For a new project in 2026, the default choice is between Qdrant (best balance for builders) and pgvector (best for "we already have Postgres"). Pick Pinecone when you want zero ops and are willing to pay the premium. Pick Weaviate when hybrid retrieval is the workload's center of gravity. The wrong choice rarely kills a project — but the right choice removes a class of problems before they appear.

Frequently Asked Questions

What is the best overall vector database in 2026?
There is no universal winner. Pinecone is a strong managed default, Qdrant suits teams wanting performance and deployment control, Weaviate stands out for built-in hybrid search, and pgvector is often best when vectors belong alongside existing PostgreSQL data. The right vector database 2026 choice depends on scale, filtering, latency, operations, and budget.
Is pgvector fast enough for production RAG at scale?
Yes, for many small-to-medium workloads when PostgreSQL is properly tuned and HNSW or IVFFlat indexes are used.
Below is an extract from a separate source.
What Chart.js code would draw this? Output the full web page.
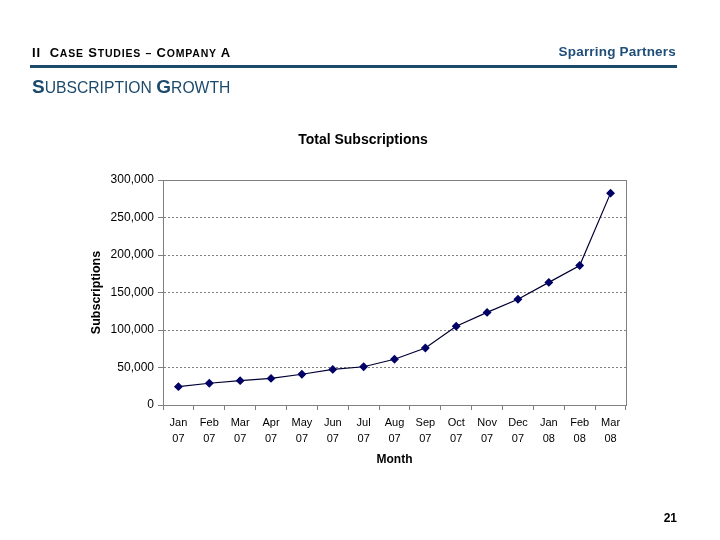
<!DOCTYPE html>
<html>
<head>
<meta charset="utf-8">
<script src="https://cdn.jsdelivr.net/npm/chart.js@4/dist/chart.umd.min.js"></script>
<style>
  html, body { margin:0; padding:0; background:#fff; }
  body { width:720px; height:540px; position:relative; overflow:hidden; font-family:Arial, "Liberation Sans", sans-serif; }
  #c { position:absolute; left:0; top:0; }
  .abs { position:absolute; white-space:nowrap; }
  #hdr { left:32px; top:45px; font-size:13px; font-weight:bold; color:#000; letter-spacing:0.8px; }
  #hdr span { font-size:10.5px; }
  #brand { right:44px; top:44px; font-size:13.5px; font-weight:bold; color:#1f4e79; letter-spacing:0.2px; }
  #rule { left:30px; top:65px; width:647px; height:3px; background:#1d4a6b; }
  #sub { left:32px; top:76px; color:#1d4a6b; font-size:15.7px; }
  #sub b { font-size:19px; }
  #ctitle { left:263px; top:131px; width:200px; text-align:center; font-size:14px; font-weight:bold; color:#000; }
  #pg { right:43px; top:511px; font-size:12px; font-weight:bold; color:#000; }
</style>
</head>
<body>
<canvas id="c" width="720" height="540"></canvas>
<div class="abs" id="hdr">II&nbsp; C<span>ASE</span> S<span>TUDIES</span> <span>–</span> C<span>OMPANY</span> A</div>
<div class="abs" id="brand">Sparring Partners</div>
<div class="abs" id="rule"></div>
<div class="abs" id="sub"><b>S</b>UBSCRIPTION <b>G</b>ROWTH</div>
<div class="abs" id="ctitle">Total Subscriptions</div>
<div class="abs" id="pg">21</div>
<script>
const months = [["Jan","07"],["Feb","07"],["Mar","07"],["Apr","07"],["May","07"],["Jun","07"],["Jul","07"],["Aug","07"],["Sep","07"],["Oct","07"],["Nov","07"],["Dec","07"],["Jan","08"],["Feb","08"],["Mar","08"]];
const subscriptions = [24500, 29000, 32500, 35500, 41000, 47500, 51000, 61000, 76000, 105000, 123500, 141000, 163500, 186000, 282500];
const yTickMax = 300000;
const yTickStep = 50000;

const frame = {
  id: 'frame',
  afterDraw(chart) {
    const a = chart.chartArea, ctx = chart.ctx;
    ctx.save();
    ctx.strokeStyle = '#808080';
    ctx.lineWidth = 1;
    ctx.setLineDash([]);
    ctx.strokeRect(Math.round(a.left) + 0.5, Math.round(a.top) + 0.5, Math.round(a.right - a.left), Math.round(a.bottom - a.top));
    ctx.restore();
  }
};

new Chart(document.getElementById('c'), {
  type: 'line',
  data: {
    labels: months,
    datasets: [{
      data: subscriptions,
      borderColor: '#000033',
      borderWidth: 1.2,
      pointStyle: 'rectRot',
      pointRadius: 3.6,
      pointBackgroundColor: '#000066',
      pointBorderColor: '#000066',
      tension: 0
    }]
  },
  options: {
    responsive: false,
    animation: false,
    devicePixelRatio: 1,
    layout: { padding: { left: 85, top: 180, right: 94, bottom: 60 } },
    plugins: { legend: { display: false }, tooltip: { enabled: false }, title: { display: false } },
    scales: {
      x: {
        offset: true,
        afterFit(s) { s.height = 75; },
        grid: { offset: true, drawOnChartArea: false, drawTicks: true, tickLength: 5, color: '#808080' },
        border: { display: true, color: '#808080' },
        ticks: { color: '#000', font: { family: 'Arial', size: 11, lineHeight: 1.45 }, padding: 5, maxRotation: 0, autoSkip: false },
        title: { display: true, text: 'Month', color: '#000', font: { family: 'Arial', size: 12, weight: 'bold' }, padding: { top: 13, bottom: 13 } }
      },
      y: {
        min: 0,
        max: yTickMax,
        afterFit(s) { s.width = 78; },
        grid: { color: '#808080', tickLength: 5, tickBorderDash: [], tickColor: '#808080' },
        border: { display: true, color: '#808080', dash: [2, 2] },
        ticks: {
          stepSize: yTickStep,
          color: '#000',
          padding: 4,
          font: { family: 'Arial', size: 12 },
          callback: v => v.toLocaleString('en-US')
        },
        title: { display: true, text: 'Subscriptions', color: '#000', font: { family: 'Arial', size: 12.5, weight: 'bold' }, padding: 4 }
      }
    }
  },
  plugins: [frame]
});
</script>
</body>
</html>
At larger scales or under demanding concurrency and tail-latency requirements, a dedicated vector engine may be easier to operate and scale predictably.
Should I choose Pinecone or Qdrant?
Choose Pinecone when you want a fully managed experience with minimal infrastructure work. Choose Qdrant when you want open-source portability, self-hosting options, or greater control over deployment. Compare them using your own filters, update rate, concurrency, and vector dimensions.
Is Weaviate the best option for hybrid search?
Weaviate is a strong choice because it provides native keyword and vector retrieval with configurable fusion. However, “best” depends on relevance quality, tuning effort, metadata filters, and operational needs; other databases can also support hybrid retrieval directly or through a separate search system.
How difficult is it to migrate between vector databases?
Moving raw vectors is usually straightforward; preserving behavior is not. Index settings, filtering syntax, hybrid-search logic, metadata schemas, distance metrics, and score normalization differ across products. Keep source documents and embeddings outside the database, and maintain provider-neutral retrieval tests to reduce lock-in.
How should I benchmark vector databases?
Use your production embeddings, metadata, filters, corpus size, and query distribution. Measure recall or task relevance alongside p50, p95, and p99 latency, indexing time, update performance, concurrency, availability, and total cost. Vendor benchmarks are useful context but rarely predict application-level RAG quality by themselves.
Which option costs the least?
pgvector can be cheapest when you already operate PostgreSQL and the workload fits comfortably within it. Self-hosted Qdrant or Weaviate may reduce infrastructure costs at higher scale but add engineering and on-call overhead. Managed services such as Pinecone can cost more per unit of storage or compute while saving substantial operational time, so compare total cost of ownership rather than the database bill alone.